Spiritual writers, since the dawn of Christianity, have observed that impurity and cruelty arise as sibling vices in the soul. The elder is impurity, which reduces other people first to mere means of sensual satisfaction, and then to mere objects of sport.
It’s as true of cultures as it is of souls. Consider Rome of the late first and second century A.D. — but don’t judge by what you see in museums. Be grateful, instead, that today’s curators have some sense of decorum.
For the remains of imperial Rome could justly be rated X. The walls of Pompeii are shocking because the volcanic ash preserved them in lurid color, but their motifs are little different from those that appear on common vases, lamps, and jewelry of the time. The homes of some of the bourgeois were little different, in decoration, from the common rooms of brothels.
Families seemed unwilling or unable to preserve the innocence of children. Those who sent small boys to school assumed that the tutors would molest them. With limitless leisure time and no supervision, teenaged boys roamed the streets in gangs. They passed time in mischief, now and then assaulting a streetwalker.
Girls were married off at age 11 or 12 to a mate much older, and not of their choosing. “Friends” celebrated the wedding by singing bawdy songs. “The wedding night,” writes the French historian Paul Veyne, “took the form of legal rape.”
Marital custom meant that the newlywed girl could look forward to a predatory relationship, rife with unnatural acts, abortion and contraception. Adultery was expected of men. Infanticide was common, especially for female offspring. In one city of the empire, the census enrolled 600 families — of which only 6 had raised more than one daughter. Though most of those were large families, they had routinely killed their baby girls. In another city, a recent archeological dig turned up an ancient sewer clogged with the bones of hundreds of newborns.
But if marriage grew too miserable, at least divorce was easy. All it took was for one party to leave home with the intention of divorcing. Divorce took effect ex opere operato.
All of these mores were reflected in popular entertainment — the music business, the theatre. And when Romans tired of that sort of degradation, they flocked to the circus to see criminals tortured and killed, by beasts or by gladiators. The gladiators drew life’s blood from one another as well.
That’s the world where the first Christians raised their families. You might call it a culture of death.
Yet Christians immediately set themselves apart. They took no part in the impurity or cruelty. We have many sermons and tracts from those years, condemning the grossness of the theatre, the sickness of the circus, and the bedroom behavior of ordinary Romans. But what is more remarkable is the testimony of the pagans themselves.
The Romans were frankly astonished by the Christians, for the Christians routinely achieved something the Romans had thought impossible. Christians preached and practiced a range of virtues that involved continence — chastity, purity and even lifelong celibacy. The great pagan physician Galen wrote: “Their contempt of death is patent to us every day, and likewise their restraint in cohabitation. For they include not only men but also women who refrain from cohabiting all their lives; and they also number individuals who, in self-discipline and self-control, have attained a pitch not inferior to that of genuine philosophers.” Even most stoics, who supposedly despised human passion, believed that passions were best quelled by indulgence.

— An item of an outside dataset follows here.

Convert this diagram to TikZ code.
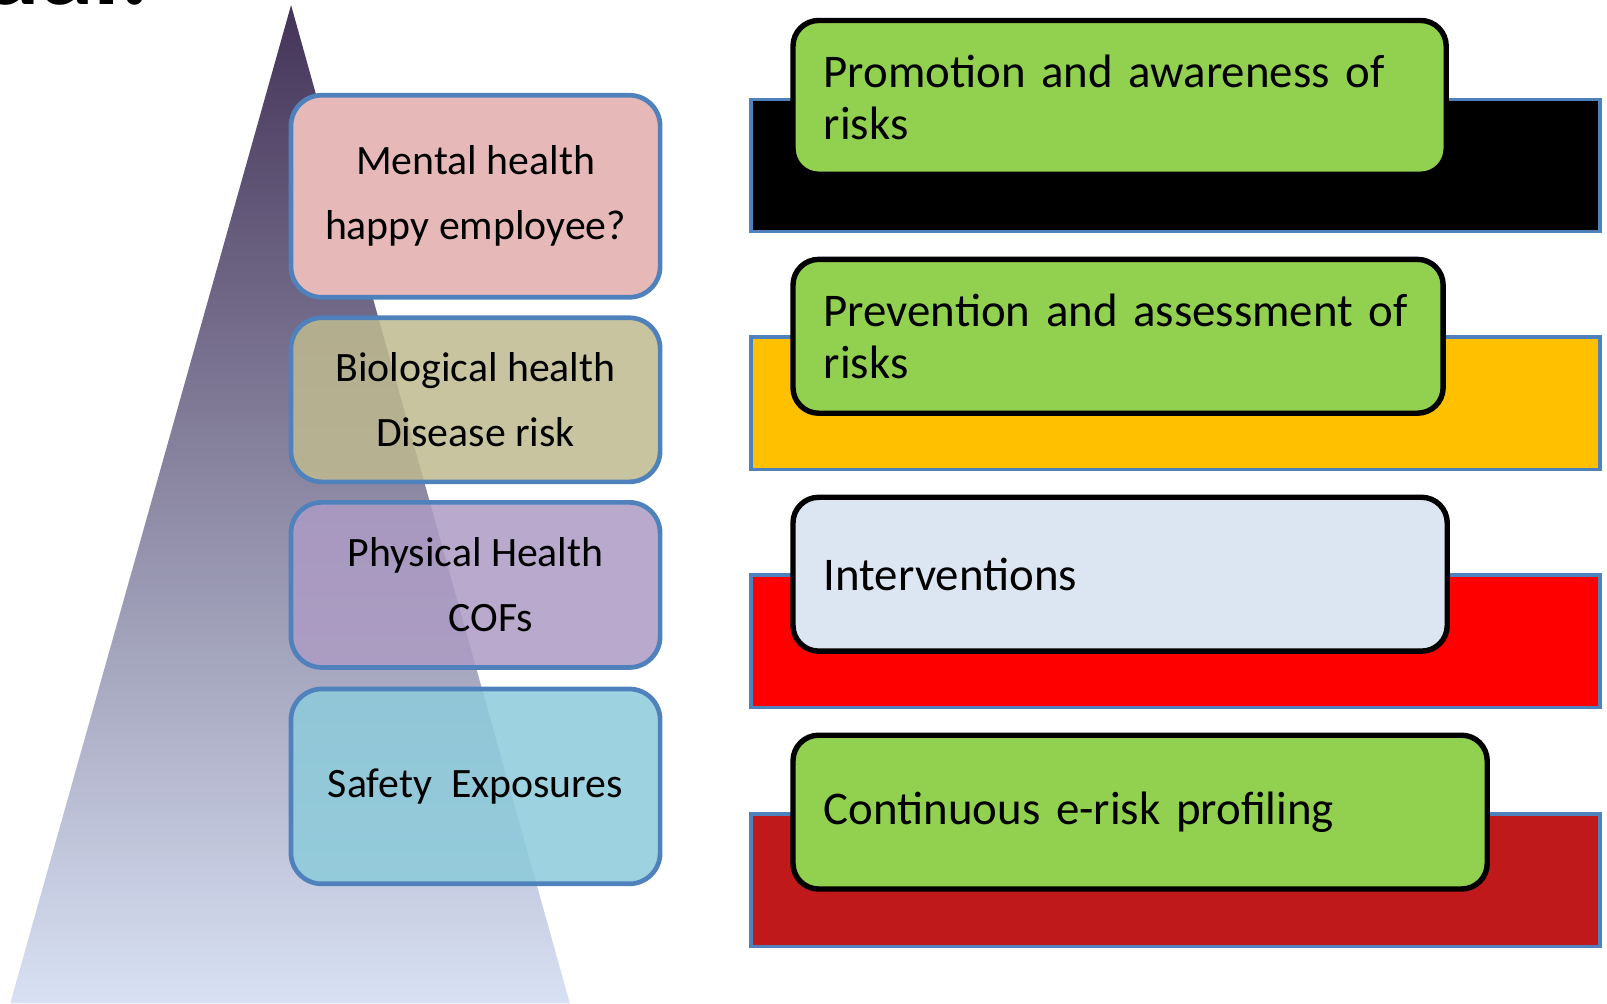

But even married Christians strove for chastity and true love. “They marry, as do all others; they beget children; but they do not commit infanticide. They share a common table, but not a common bed.”
It was Christian morality, and the evident love of Christian families, that gradually converted the Roman empire.
The brothels had exercised a certain attractive power over Rome, but those places did not satisfy. Restless pagans had indulged their cruelest blood lusts at the circus, but the circus did not satisfy.
What drew these weary citizens to the Church was the paradox evident in the family life of Christians, who were chaste, but who had found peace.